_YOUR GOAL:_ Scan the lines below; pull out those with "this".

****

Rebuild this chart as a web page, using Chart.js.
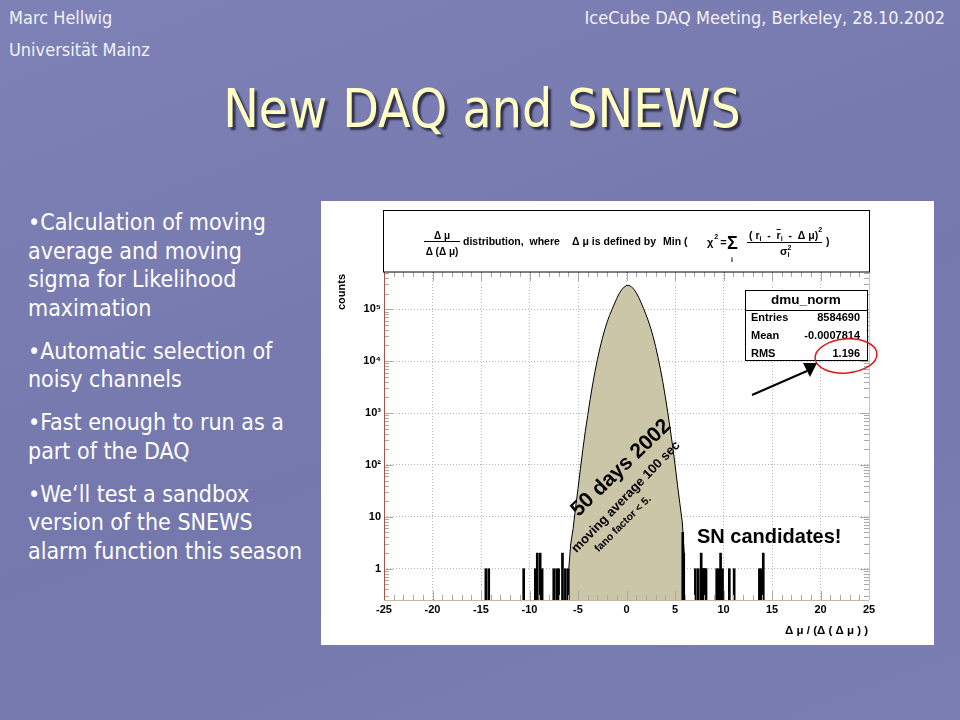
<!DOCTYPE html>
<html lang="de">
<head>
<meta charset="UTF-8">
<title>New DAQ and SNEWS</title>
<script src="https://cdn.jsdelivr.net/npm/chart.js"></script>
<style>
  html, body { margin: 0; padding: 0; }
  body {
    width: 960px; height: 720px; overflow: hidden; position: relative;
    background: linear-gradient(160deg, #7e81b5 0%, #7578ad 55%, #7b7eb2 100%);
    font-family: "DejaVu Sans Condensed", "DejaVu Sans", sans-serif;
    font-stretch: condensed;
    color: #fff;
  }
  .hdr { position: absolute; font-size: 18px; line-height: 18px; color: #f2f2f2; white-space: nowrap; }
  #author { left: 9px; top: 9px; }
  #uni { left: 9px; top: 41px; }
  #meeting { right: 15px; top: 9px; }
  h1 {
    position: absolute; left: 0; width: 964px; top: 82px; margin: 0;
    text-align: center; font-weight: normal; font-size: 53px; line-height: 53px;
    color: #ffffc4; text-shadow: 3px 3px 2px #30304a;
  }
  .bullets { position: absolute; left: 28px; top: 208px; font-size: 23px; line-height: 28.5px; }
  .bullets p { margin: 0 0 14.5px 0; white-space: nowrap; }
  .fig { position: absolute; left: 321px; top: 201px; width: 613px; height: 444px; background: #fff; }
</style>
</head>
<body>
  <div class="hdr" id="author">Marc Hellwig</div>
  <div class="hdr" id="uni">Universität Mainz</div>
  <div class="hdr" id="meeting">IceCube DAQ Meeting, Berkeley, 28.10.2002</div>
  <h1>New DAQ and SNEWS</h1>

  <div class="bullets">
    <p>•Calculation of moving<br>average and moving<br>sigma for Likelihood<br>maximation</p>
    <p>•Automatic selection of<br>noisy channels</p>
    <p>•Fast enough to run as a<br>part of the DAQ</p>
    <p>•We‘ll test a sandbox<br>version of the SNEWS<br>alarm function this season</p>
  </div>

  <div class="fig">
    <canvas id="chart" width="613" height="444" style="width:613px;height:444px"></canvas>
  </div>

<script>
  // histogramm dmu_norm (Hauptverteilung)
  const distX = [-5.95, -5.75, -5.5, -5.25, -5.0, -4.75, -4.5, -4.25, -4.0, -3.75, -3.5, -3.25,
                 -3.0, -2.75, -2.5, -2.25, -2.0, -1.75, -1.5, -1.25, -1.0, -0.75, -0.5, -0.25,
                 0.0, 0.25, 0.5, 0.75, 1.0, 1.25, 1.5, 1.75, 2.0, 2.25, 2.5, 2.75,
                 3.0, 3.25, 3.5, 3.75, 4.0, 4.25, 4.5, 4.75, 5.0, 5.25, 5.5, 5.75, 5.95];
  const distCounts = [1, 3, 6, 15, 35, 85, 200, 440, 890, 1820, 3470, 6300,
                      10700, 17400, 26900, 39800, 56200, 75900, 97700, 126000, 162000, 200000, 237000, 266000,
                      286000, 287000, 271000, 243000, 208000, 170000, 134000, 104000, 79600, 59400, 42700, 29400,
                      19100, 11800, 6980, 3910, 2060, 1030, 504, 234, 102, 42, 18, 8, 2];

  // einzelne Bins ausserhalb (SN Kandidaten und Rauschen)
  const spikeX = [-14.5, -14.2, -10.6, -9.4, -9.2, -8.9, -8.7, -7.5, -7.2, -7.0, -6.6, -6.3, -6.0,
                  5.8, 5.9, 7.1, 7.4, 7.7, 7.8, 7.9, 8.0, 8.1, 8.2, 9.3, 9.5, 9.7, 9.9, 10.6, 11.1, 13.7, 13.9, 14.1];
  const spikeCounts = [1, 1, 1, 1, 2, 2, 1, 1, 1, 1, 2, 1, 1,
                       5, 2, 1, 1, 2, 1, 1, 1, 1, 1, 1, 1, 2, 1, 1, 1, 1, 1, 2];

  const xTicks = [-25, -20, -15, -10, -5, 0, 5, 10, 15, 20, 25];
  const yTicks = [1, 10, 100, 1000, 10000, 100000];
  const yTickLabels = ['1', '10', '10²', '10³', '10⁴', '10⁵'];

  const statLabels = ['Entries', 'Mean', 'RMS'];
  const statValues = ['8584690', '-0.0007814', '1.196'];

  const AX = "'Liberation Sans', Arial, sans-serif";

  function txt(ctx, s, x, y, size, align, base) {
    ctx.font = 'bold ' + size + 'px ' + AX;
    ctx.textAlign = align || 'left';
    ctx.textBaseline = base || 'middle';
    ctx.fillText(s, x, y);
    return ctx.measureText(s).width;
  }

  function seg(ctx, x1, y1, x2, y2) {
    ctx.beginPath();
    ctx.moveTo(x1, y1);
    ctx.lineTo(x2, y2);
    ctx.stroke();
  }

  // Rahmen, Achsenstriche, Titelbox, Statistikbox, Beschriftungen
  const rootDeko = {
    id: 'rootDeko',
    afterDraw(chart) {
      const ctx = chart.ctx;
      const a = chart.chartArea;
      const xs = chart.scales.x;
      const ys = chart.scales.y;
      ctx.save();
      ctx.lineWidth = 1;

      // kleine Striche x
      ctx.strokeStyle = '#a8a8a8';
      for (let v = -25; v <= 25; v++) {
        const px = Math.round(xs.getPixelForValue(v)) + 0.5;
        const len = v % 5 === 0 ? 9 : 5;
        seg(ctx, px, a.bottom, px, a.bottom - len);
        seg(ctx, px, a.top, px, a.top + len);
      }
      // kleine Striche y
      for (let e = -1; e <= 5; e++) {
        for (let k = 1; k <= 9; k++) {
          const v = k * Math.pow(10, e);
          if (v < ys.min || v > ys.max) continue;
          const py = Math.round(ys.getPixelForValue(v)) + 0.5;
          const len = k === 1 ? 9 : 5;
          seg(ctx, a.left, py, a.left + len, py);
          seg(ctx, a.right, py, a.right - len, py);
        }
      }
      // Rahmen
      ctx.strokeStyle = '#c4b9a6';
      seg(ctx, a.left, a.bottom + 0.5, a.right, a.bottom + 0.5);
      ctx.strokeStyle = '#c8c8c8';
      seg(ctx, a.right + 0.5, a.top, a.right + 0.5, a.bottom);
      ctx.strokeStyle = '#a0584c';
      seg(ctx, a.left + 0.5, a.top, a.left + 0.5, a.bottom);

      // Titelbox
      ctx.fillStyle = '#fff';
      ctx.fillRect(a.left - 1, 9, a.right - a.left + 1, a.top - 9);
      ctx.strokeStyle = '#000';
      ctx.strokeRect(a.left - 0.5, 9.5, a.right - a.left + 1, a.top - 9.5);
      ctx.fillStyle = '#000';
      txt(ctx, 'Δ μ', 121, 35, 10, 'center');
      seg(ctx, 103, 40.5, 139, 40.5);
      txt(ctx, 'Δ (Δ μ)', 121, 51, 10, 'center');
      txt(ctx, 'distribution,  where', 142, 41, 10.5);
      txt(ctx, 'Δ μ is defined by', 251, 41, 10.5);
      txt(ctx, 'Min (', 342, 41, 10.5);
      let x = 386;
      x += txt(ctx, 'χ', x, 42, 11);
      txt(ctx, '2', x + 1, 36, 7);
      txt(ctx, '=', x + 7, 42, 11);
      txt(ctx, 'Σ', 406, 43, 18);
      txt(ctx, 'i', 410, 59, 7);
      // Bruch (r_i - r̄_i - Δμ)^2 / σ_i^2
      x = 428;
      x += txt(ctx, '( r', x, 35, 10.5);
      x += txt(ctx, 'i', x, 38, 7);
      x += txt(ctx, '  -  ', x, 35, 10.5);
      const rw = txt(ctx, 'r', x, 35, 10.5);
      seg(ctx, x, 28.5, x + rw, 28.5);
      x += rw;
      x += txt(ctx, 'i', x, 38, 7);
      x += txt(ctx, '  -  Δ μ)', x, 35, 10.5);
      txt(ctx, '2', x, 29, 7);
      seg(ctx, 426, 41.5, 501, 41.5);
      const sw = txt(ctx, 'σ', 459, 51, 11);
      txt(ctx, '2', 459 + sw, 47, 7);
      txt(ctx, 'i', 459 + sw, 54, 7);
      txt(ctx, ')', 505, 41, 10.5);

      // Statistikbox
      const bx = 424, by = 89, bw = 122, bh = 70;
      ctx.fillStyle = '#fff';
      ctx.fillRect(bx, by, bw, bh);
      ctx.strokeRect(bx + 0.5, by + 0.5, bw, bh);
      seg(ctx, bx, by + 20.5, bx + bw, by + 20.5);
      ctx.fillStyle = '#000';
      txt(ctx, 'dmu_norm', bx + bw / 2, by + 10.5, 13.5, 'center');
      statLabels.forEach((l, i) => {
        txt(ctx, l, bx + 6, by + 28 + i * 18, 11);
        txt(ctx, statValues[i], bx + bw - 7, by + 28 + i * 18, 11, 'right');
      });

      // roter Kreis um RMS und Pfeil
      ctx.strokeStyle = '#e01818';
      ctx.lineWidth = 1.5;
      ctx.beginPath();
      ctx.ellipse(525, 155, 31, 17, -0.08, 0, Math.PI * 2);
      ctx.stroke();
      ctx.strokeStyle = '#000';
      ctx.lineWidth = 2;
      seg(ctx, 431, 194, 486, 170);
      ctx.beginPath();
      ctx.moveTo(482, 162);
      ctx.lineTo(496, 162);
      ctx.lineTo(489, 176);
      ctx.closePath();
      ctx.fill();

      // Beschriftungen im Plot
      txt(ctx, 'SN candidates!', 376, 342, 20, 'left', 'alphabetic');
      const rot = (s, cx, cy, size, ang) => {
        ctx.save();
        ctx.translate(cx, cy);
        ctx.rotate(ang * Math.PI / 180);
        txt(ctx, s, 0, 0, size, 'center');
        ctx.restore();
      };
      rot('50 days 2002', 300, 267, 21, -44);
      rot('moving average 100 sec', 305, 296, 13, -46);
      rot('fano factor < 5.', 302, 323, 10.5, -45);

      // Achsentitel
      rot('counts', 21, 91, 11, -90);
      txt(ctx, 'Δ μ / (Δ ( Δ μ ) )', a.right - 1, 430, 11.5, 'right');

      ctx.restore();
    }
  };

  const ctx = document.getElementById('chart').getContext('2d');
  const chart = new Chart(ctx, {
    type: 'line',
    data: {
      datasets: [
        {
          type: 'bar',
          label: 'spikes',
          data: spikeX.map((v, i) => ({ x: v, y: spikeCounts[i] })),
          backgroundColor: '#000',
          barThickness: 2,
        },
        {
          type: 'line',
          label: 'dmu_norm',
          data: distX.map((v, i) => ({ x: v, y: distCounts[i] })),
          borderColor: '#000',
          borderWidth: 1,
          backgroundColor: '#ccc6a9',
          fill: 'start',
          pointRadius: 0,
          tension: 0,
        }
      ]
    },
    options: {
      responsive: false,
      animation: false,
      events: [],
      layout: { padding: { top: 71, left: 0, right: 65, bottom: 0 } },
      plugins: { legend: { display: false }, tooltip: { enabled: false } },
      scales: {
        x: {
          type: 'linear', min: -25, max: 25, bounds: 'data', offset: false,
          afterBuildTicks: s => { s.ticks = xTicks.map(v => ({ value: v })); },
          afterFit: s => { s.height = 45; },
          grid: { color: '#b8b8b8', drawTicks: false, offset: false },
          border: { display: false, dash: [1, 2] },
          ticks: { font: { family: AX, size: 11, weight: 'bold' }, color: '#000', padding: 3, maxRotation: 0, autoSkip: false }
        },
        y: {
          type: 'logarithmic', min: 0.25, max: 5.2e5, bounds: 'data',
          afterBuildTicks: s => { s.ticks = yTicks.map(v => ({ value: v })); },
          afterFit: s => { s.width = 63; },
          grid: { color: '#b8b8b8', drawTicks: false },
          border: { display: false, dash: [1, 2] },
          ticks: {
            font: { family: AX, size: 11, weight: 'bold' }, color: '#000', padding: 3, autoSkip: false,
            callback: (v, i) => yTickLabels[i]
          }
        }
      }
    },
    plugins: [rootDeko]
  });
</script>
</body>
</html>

****

_THE COMPLETED TASK:_
Rebuild this chart as a web page, using Chart.js.
    <p>•We‘ll test a sandbox<br>version of the SNEWS<br>alarm function this season</p>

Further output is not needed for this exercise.